During his 26-day stint in jail, Schmidt suffered through solitary confinement, a race riot and a beating by five skinheads who wanted his commissary money.

He did, however, finish a 749-page book about his odyssey through the Valley's court and jail system. He also picked up some new clients for his burgeoning business of getting money from county risk management officials for wronged inmates.

Schmidt also plans to return to his apparently thriving business of brokering deals to get minor or fading female celebrities naked in the nation's top nudie magazines. He claims he just recently closed his biggest deal ever with a nearly forgotten 1990s teen pop star, whose name he would not allow to be printed.
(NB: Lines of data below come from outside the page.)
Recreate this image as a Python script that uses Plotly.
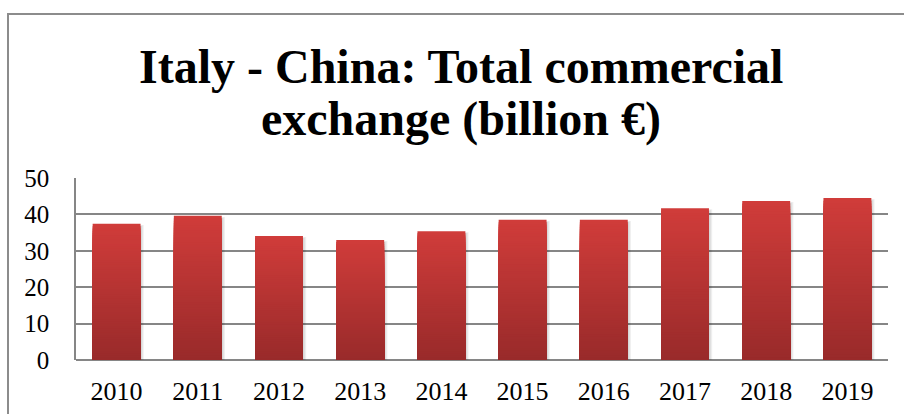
import plotly.graph_objects as go

years = ["2010", "2011", "2012", "2013", "2014", "2015", "2016", "2017", "2018", "2019"]
exchange = [37.4, 39.6, 34.1, 33.0, 35.4, 38.5, 38.5, 41.7, 43.7, 44.5]
y_ticks = [0, 10, 20, 30, 40, 50]
title_lines = ["Italy - China: Total commercial", "exchange (billion €)"]

W, H = 904, 414
L, R, T, B = 76, 16, 178, 54
plot_w, plot_h = W - L - R, H - T - B

top_rgb = (208, 60, 58)
bottom_rgb = (152, 42, 42)
n_steps = 60
bar_w = 0.59
serif = "Liberation Serif, Times New Roman, serif"

fig = go.Figure()

# soft drop shadow behind each bar
for k, alpha in enumerate([0.05, 0.05, 0.06]):
    fig.add_trace(go.Bar(
        x=years, y=exchange, width=bar_w + 0.012 * (k + 1),
        offset=-bar_w / 2 + 0.004, base=[-0.6 + 0.15 * k] * len(years),
        marker=dict(color=f"rgba(0,0,0,{alpha})", line=dict(width=0)),
        hoverinfo="skip", showlegend=False,
    ))

# vertical gradient: full-height bar first, then progressively shorter
# bars in darker tones painted over its lower part
for i in range(n_steps):
    f = 1 - i / n_steps
    c = tuple(round(bottom_rgb[j] + (top_rgb[j] - bottom_rgb[j]) * f) for j in range(3))
    fig.add_trace(go.Bar(
        x=years, y=[v * f for v in exchange],
        width=bar_w,
        marker=dict(color=f"rgb{c}", line=dict(width=0)),
        hoverinfo="skip", showlegend=False,
    ))

def px(x):
    return (x - L) / plot_w

def py(y):
    return (H - B - y) / plot_h

fig.add_shape(type="rect", xref="paper", yref="paper",
              x0=px(8), x1=px(930), y0=py(14), y1=py(440),
              line=dict(color="#8c8c8c", width=2), fillcolor="rgba(0,0,0,0)", layer="below")

for text, ymid in zip(title_lines, [67, 119]):
    fig.add_annotation(
        text=f"<b>{text}</b>", xref="paper", yref="paper",
        x=px(461), y=py(ymid), xanchor="center", yanchor="middle",
        showarrow=False, font=dict(size=48, family=serif, color="black"),
    )

fig.update_layout(
    width=W, height=H,
    margin=dict(l=L, r=R, t=T, b=B),
    barmode="overlay",
    plot_bgcolor="white", paper_bgcolor="white",
    font=dict(family=serif, color="black"),
    xaxis=dict(
        showgrid=False, showline=False, ticks="", automargin=False,
        tickfont=dict(size=26), ticklabelstandoff=13,
    ),
    yaxis=dict(
        range=[0, 50], tickvals=y_ticks, showgrid=True, gridcolor="#868686", gridwidth=1.5,
        showline=True, linecolor="#868686", linewidth=1.5, automargin=False,
        zeroline=True, zerolinecolor="#868686", zerolinewidth=1.5,
        ticks="", tickfont=dict(size=25), ticklabelstandoff=20,
    ),
)

fig.write_html("out.html")
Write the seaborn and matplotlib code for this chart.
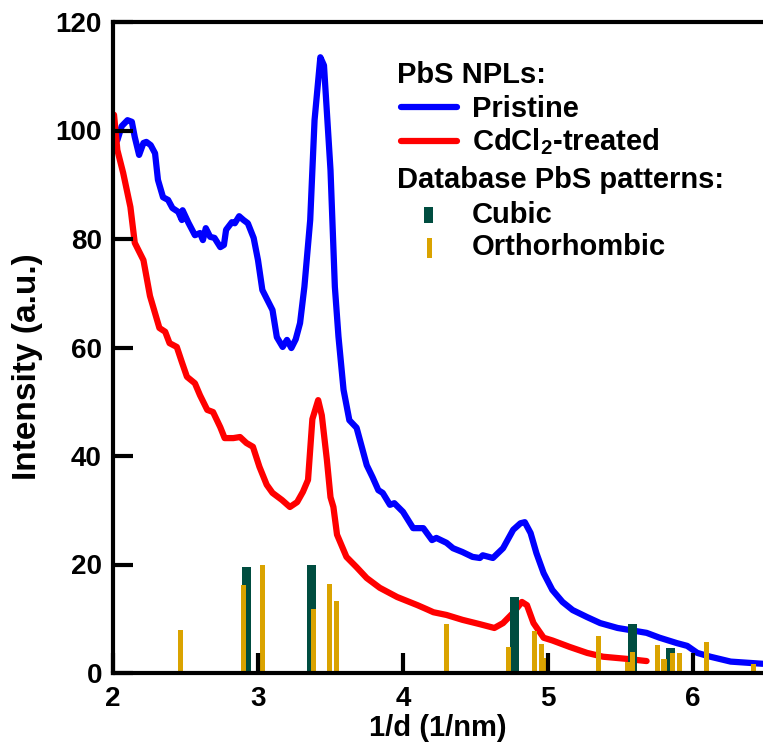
import matplotlib
matplotlib.use("Agg")
import numpy as np
import pandas as pd
import seaborn as sns
import matplotlib.pyplot as plt
from matplotlib import font_manager
from matplotlib.lines import Line2D
from matplotlib.patches import Rectangle

# ---------------- data ----------------
pristine_x = [2.007, 2.03, 2.06, 2.10, 2.13, 2.15, 2.18, 2.21, 2.23, 2.26, 2.29, 2.31,
              2.345, 2.38, 2.41, 2.45, 2.475, 2.48, 2.52, 2.565, 2.60, 2.62, 2.64, 2.67,
              2.70, 2.74, 2.765, 2.78, 2.82, 2.84, 2.87, 2.90, 2.93, 2.97, 3.00, 3.03,
              3.10, 3.13, 3.17, 3.20, 3.23, 3.26, 3.29, 3.32, 3.36, 3.39, 3.43, 3.455,
              3.50, 3.53, 3.555, 3.59, 3.63, 3.68, 3.75, 3.79, 3.83, 3.86, 3.91, 3.94,
              4.00, 4.07, 4.14, 4.20, 4.23, 4.30, 4.345, 4.41, 4.48, 4.53, 4.55, 4.62,
              4.69, 4.76, 4.81, 4.84, 4.88, 4.92, 4.97, 5.03, 5.10, 5.17, 5.27, 5.36,
              5.48, 5.57, 5.68, 5.77, 5.89, 5.96, 6.03, 6.12, 6.26, 6.48]
pristine_y = [100.1, 98.2, 100.8, 101.9, 101.6, 98.8, 95.5, 97.7, 97.9, 97.3, 95.8, 90.9,
              87.7, 87.2, 85.7, 85.0, 83.5, 85.3, 83.0, 80.7, 81.1, 79.8, 82.0, 80.4,
              80.2, 78.5, 78.9, 81.7, 83.1, 82.9, 84.2, 83.5, 82.9, 80.2, 76.1, 70.6,
              66.9, 61.9, 60.1, 61.4, 59.9, 61.5, 64.5, 71.2, 83.5, 101.9, 113.5, 112.0,
              92.7, 71.2, 62.0, 52.2, 46.6, 45.2, 38.3, 36.1, 33.7, 33.2, 31.0, 31.3,
              29.7, 26.7, 26.7, 24.5, 24.9, 24.0, 23.0, 22.3, 21.4, 21.2, 21.7, 21.2,
              23.0, 26.4, 27.6, 27.8, 25.8, 22.1, 18.4, 15.3, 13.1, 11.6, 10.3, 9.2,
              8.3, 7.9, 7.4, 6.5, 5.5, 5.0, 3.7, 3.0, 2.1, 1.7]

treated_x = [2.007, 2.03, 2.07, 2.12, 2.15, 2.21, 2.255, 2.32, 2.36, 2.39, 2.44, 2.475,
             2.51, 2.565, 2.60, 2.65, 2.69, 2.74, 2.77, 2.83, 2.876, 2.92, 2.965, 3.01,
             3.06, 3.10, 3.165, 3.22, 3.27, 3.31, 3.345, 3.375, 3.415, 3.44, 3.475, 3.50,
             3.52, 3.545, 3.61, 3.68, 3.75, 3.84, 3.96, 4.10, 4.16, 4.21, 4.30, 4.41,
             4.53, 4.63, 4.69, 4.76, 4.82, 4.855, 4.90, 4.97, 5.03, 5.15, 5.27, 5.38,
             5.545, 5.68]
treated_y = [102.9, 96.4, 92.2, 85.9, 79.3, 76.1, 69.5, 63.6, 62.9, 60.8, 60.1, 57.3,
             54.6, 53.4, 51.2, 48.5, 48.1, 45.3, 43.3, 43.3, 43.5, 42.4, 41.7, 38.0,
             34.7, 33.2, 31.9, 30.6, 31.5, 33.4, 35.6, 46.8, 50.3, 47.5, 39.3, 32.4,
             30.6, 25.5, 21.4, 19.5, 17.5, 15.7, 14.0, 12.5, 11.8, 11.2, 10.7, 9.8,
             9.0, 8.3, 9.2, 11.1, 13.1, 12.5, 9.2, 6.5, 6.0, 4.8, 3.7, 3.0,
             2.6, 2.2]

cubic_pos = [2.92, 3.37, 4.77, 5.585, 5.845]
cubic_int = [19.5, 20.0, 14.0, 9.0, 4.6]

ortho_pos = [2.466, 2.90, 3.03, 3.38, 3.49, 3.54, 4.30, 4.73, 4.91, 4.955, 4.99,
             5.35, 5.55, 5.58, 5.755, 5.80, 5.86, 5.91, 6.09, 6.42]
ortho_int = [7.9, 16.2, 19.9, 11.8, 16.4, 13.3, 9.0, 4.8, 7.7, 5.3, 2.8,
             6.8, 2.0, 3.9, 5.2, 2.6, 3.7, 3.7, 5.7, 1.7]

x_ticks = [2, 3, 4, 5, 6]
y_ticks = [0, 20, 40, 60, 80, 100, 120]

series_labels = ["Pristine", r"CdCl$_{2}$-treated"]
pattern_labels = ["Cubic", "Orthorhombic"]
header1 = "PbS NPLs:"
header2 = "Database PbS patterns:"

BLUE = "#0000FF"
RED = "#FF0000"
GREEN = "#004D40"
GOLD = "#DAA300"

# ---------------- style ----------------
sns.set_theme(style="ticks")
names = {f.name for f in font_manager.fontManager.ttflist}
NARROW = "Liberation Sans Narrow" if "Liberation Sans Narrow" in names else "Liberation Sans"
plt.rcParams["font.family"] = ["Liberation Sans", "DejaVu Sans"]
plt.rcParams["font.weight"] = "bold"
plt.rcParams["text.color"] = "black"
plt.rcParams["axes.labelcolor"] = "black"
plt.rcParams["xtick.color"] = "black"
plt.rcParams["ytick.color"] = "black"
plt.rcParams["xtick.labelcolor"] = "black"
plt.rcParams["ytick.labelcolor"] = "black"
plt.rcParams["mathtext.fontset"] = "custom"
plt.rcParams["mathtext.rm"] = "Liberation Sans:bold"
plt.rcParams["mathtext.it"] = "Liberation Sans:bold"
plt.rcParams["mathtext.bf"] = "Liberation Sans:bold"

W, H = 763, 753
fig = plt.figure(figsize=(W / 100, H / 100), dpi=100)
ax = fig.add_axes([113 / W, 1 - 673 / H, (W - 113) / W, (673 - 22) / H])

df_p = pd.DataFrame({"x": pristine_x, "y": pristine_y})
df_t = pd.DataFrame({"x": treated_x, "y": treated_y})
sns.lineplot(data=df_p, x="x", y="y", ax=ax, color=BLUE, lw=4.5, sort=False,
             estimator=None, legend=False, zorder=2)
sns.lineplot(data=df_t, x="x", y="y", ax=ax, color=RED, lw=4.5, sort=False,
             estimator=None, legend=False, zorder=2.1)

ax.bar(cubic_pos, cubic_int, width=0.062, color=GREEN, linewidth=0, zorder=3)
ax.bar(ortho_pos, ortho_int, width=0.035, color=GOLD, linewidth=0, zorder=3.5)

ax.set_xlim(2, 2 + 650 / 145)
ax.set_ylim(0, 120)
ax.set_xticks(x_ticks)
ax.set_yticks(y_ticks)
ax.set_xticklabels([str(v) for v in x_ticks], fontfamily=NARROW, fontweight="bold",
                   fontsize=24 if NARROW != "Liberation Sans" else 20, color="black")
ax.set_yticklabels([str(v) for v in y_ticks], fontfamily="Liberation Sans",
                   fontweight="bold", fontsize=20, color="black")
ax.tick_params(axis="both", direction="in", length=14.5, width=3, color="black",
               top=False, right=False)
ax.tick_params(axis="x", pad=9)
ax.tick_params(axis="y", pad=8)
for side in ["left", "bottom", "top"]:
    ax.spines[side].set_linewidth(3)
    ax.spines[side].set_color("black")
    ax.spines[side].set_zorder(6)
ax.spines["right"].set_visible(False)
ax.xaxis.set_zorder(6)
ax.yaxis.set_zorder(6)

ax.set_xlabel("1/d (1/nm)", fontfamily=NARROW, fontweight="bold", color="black",
              fontsize=25 if NARROW != "Liberation Sans" else 21, labelpad=2)
ax.set_ylabel("Intensity (a.u.)", fontfamily="Liberation Sans", fontweight="bold",
              color="black", fontsize=24)
ax.yaxis.set_label_coords(-0.108, 0.47)

# ---------------- legend (figure pixel coordinates) ----------------
def fx(px):
    return px / W

def fy(py):
    return 1 - py / H

LFS = 21
fig.text(fx(397), fy(83), header1, fontsize=LFS, fontweight="bold", va="baseline",
         ha="left", color="black")
fig.add_artist(Line2D([fx(401), fx(457)], [fy(107), fy(107)], color=BLUE, lw=4.5,
                      transform=fig.transFigure))
fig.text(fx(472), fy(117), series_labels[0], fontsize=LFS, fontweight="bold",
         va="baseline", ha="left", color="black")
fig.add_artist(Line2D([fx(401), fx(457)], [fy(141), fy(141)], color=RED, lw=4.5,
                      transform=fig.transFigure))
fig.text(fx(472), fy(150), series_labels[1], fontsize=LFS, fontweight="bold",
         va="baseline", ha="left", color="black")
fig.text(fx(397), fy(188), header2, fontsize=LFS, fontweight="bold", va="baseline",
         ha="left", color="black")
fig.add_artist(Rectangle((fx(424), fy(223)), fx(9), 16 / H, color=GREEN,
                         transform=fig.transFigure, linewidth=0))
fig.text(fx(472), fy(223), pattern_labels[0], fontsize=LFS, fontweight="bold",
         va="baseline", ha="left", color="black")
fig.add_artist(Rectangle((fx(427), fy(258)), fx(5), 20 / H, color=GOLD,
                         transform=fig.transFigure, linewidth=0))
fig.text(fx(472), fy(255), pattern_labels[1], fontsize=LFS, fontweight="bold",
         va="baseline", ha="left", color="black")

fig.savefig("out.png", dpi=100)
Schmidt says he hopes one day to get rich enough "to bond out every poor bastard in jail who is in there because they can't afford to bond out."

Schmidt's attorneys have advised that he "lay low" and "keep his mouth shut," advice he is not heeding very well.
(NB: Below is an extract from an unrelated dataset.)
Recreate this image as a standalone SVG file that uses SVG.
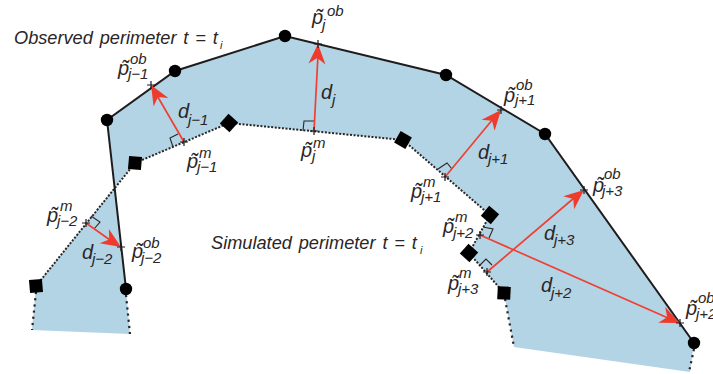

However, Schmidt says he does intend to buy a luxurious beach condo in Marina del Rey in which he plans to shield himself from cold ocean breezes "with beach bunnies I pick up outside my house." So, he says, he will be spending less time in the jurisdiction of local city and county officials.

"I definitely won't be around as much," he says.

But all is not yet Baywatch for Schmidt. He still has a hearing upcoming for a parole violation. The violation stems from nearly as questionable accusations that he maliciously bent his daughter's toes during horseplay at his Phoenix condo.

"It's just time for this insanity to end so we can all go on with our lives," Schmidt says.